Planning for the future

What is needed to run a successful family-run business for generations?

By Karen Casey, CPA, CFP, is a certified SCORE SC Lowcountry business mentor.

There are over 5.5 million family businesses in the U.S., and they employ 62 percent of the U.S. workforce, according to the Family Business Alliance. Pretty impressive, but only 30 percent survive into the second generation, and 12 percent survive into the third generation. What goes wrong?

Many business owners lead with emotions rather than the needs of their businesses. By promising jobs for the family, they may be putting family members into a role they do not want or cannot handle. The poor performance of that family member can lead to the business’s decline. Also, family members may have the same skill set as the owner. They know finance, marketing, operations, etc., so the business again suffers for not having the properly diversified skill sets.

Communication, training and an unbiased review of the needs of the business can help avoid these issues. Honest conversations with the family member as to what they want to do or have the skill sets to do, will lead to better decisions. Do not let the desire to pass on the family legacy, values, and wealth blind you to how you make the business a success. Perhaps training the family members in advance will give them the skill sets needed or identify that they cannot perform certain roles.

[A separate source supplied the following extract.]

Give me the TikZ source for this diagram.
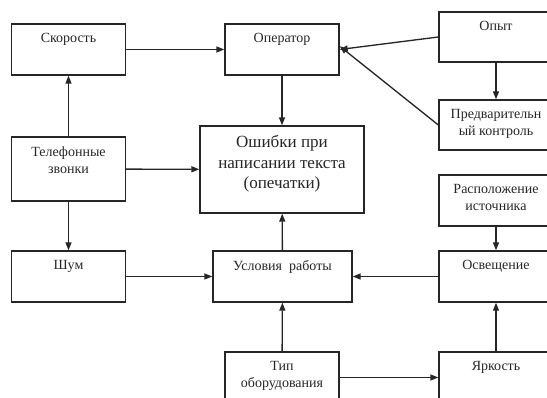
\documentclass[tikz,border=0pt]{standalone}
\usepackage{fontspec}
\setmainfont{Liberation Serif}
\usetikzlibrary{arrows.meta}

\begin{document}
\begin{tikzpicture}[x=0.75pt,y=0.75pt,yscale=-1,xscale=1,
  box/.style={draw=black!85,line width=1pt,inner sep=0pt,minimum width=85.5pt,minimum height=38.25pt},
  txt/.style={anchor=north,align=center,inner sep=0.75pt,text=black!85,font=\fontsize{10.5}{12.6}\selectfont},
  bigtxt/.style={txt,font=\fontsize{12.8}{15.2}\selectfont},
  arr/.style={draw=black!85,line width=1pt,-{Triangle[length=6pt,width=4.5pt]}}]
\useasboundingbox (0,0) rectangle (547,398);
\clip (0,0) rectangle (547,398);

% Boxes
\node[box] (skor) at (68.5,49.5) {};
\node[box] (oper) at (282,49.5) {};
\node[box,minimum height=37.5pt] (opyt) at (496,37) {};
\node[box,minimum height=37.5pt] (predv) at (496,125) {};
\node[box,minimum width=123pt,minimum height=65.25pt] (osh) at (282,169.5) {};
\node[box,minimum height=48pt] (tel) at (68.5,169) {};
\node[box] (rasp) at (496,200.5) {};
\node[box] (shum) at (68.5,276.5) {};
\node[box,minimum width=104.25pt] (usl) at (282.5,276.5) {};
\node[box] (osv) at (496,276.5) {};
\node[box] (tip) at (282,377.5) {};
\node[box] (yark) at (496,377.5) {};

% Text Node
\node[txt] (skor-t) at ([yshift=6.75pt]skor.north) {Скорость};
\node[txt] (oper-t) at ([yshift=6.75pt]oper.north) {Оператор};
\node[txt] (opyt-t) at ([yshift=6.75pt]opyt.north) {Опыт};
\node[txt] (predv-t) at ([yshift=6.75pt]predv.north) {Предварительн\\ый контроль};
\node[bigtxt] (osh-t) at ([yshift=6.75pt]osh.north) {Ошибки при\\написании текста\\(опечатки)};
\node[txt] (tel-t) at ([yshift=6.75pt]tel.north) {Телефонные\\звонки};
\node[txt] (rasp-t) at ([yshift=6.75pt]rasp.north) {Расположение\\источника};
\node[txt] (shum-t) at ([yshift=6.75pt]shum.north) {Шум};
\node[txt] (usl-t) at ([yshift=6.75pt]usl.north) {Условия~ работы};
\node[txt] (osv-t) at ([yshift=6.75pt]osv.north) {Освещение};
\node[txt] (tip-t) at ([yshift=6.75pt]tip.north) {Тип\\оборудования};
\node[txt] (yark-t) at ([yshift=6.75pt]yark.north) {Яркость};

% Arrows
\draw[arr] (skor) -- (oper);
\draw[arr] (oper) -- (osh);
\draw[arr] (opyt.west) -- (oper.east);
\draw[arr] (predv.west) -- ([yshift=-2.5pt]oper.east);
\draw[arr] (opyt) -- (predv);
\draw[arr] (tel) -- (skor);
\draw[arr] (tel) -- (osh);
\draw[arr] (tel) -- (shum);
\draw[arr] (shum) -- (usl);
\draw[arr] (usl) -- (osh);
\draw[arr] (osv) -- (usl);
\draw[arr] (rasp) -- (osv);
\draw[arr] (tip) -- (usl);
\draw[arr] (tip) -- (yark);
\draw[arr] (yark) -- (osv);

\end{tikzpicture}
\end{document}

You may need to bring in outsiders who have that complementary skill set needed for a successful business. Understand that bringing in an outsider can be difficult, and you need to treat them with the same respect as a family member in that role. 

A business plan becomes a critical tool for a family business. An honest business plan should highlight your goals regarding growth, employment for family members, using the business for retirement income, etc. Setting out your goals in a business plan will remind you of what you want to accomplish as well as develop the steps needed to accomplish your goals. While many businesses state their spouse is their closest confidant, consider a person independent of the business to mentor you and guide you through these difficult decisions and set a clear path to your goals and successes.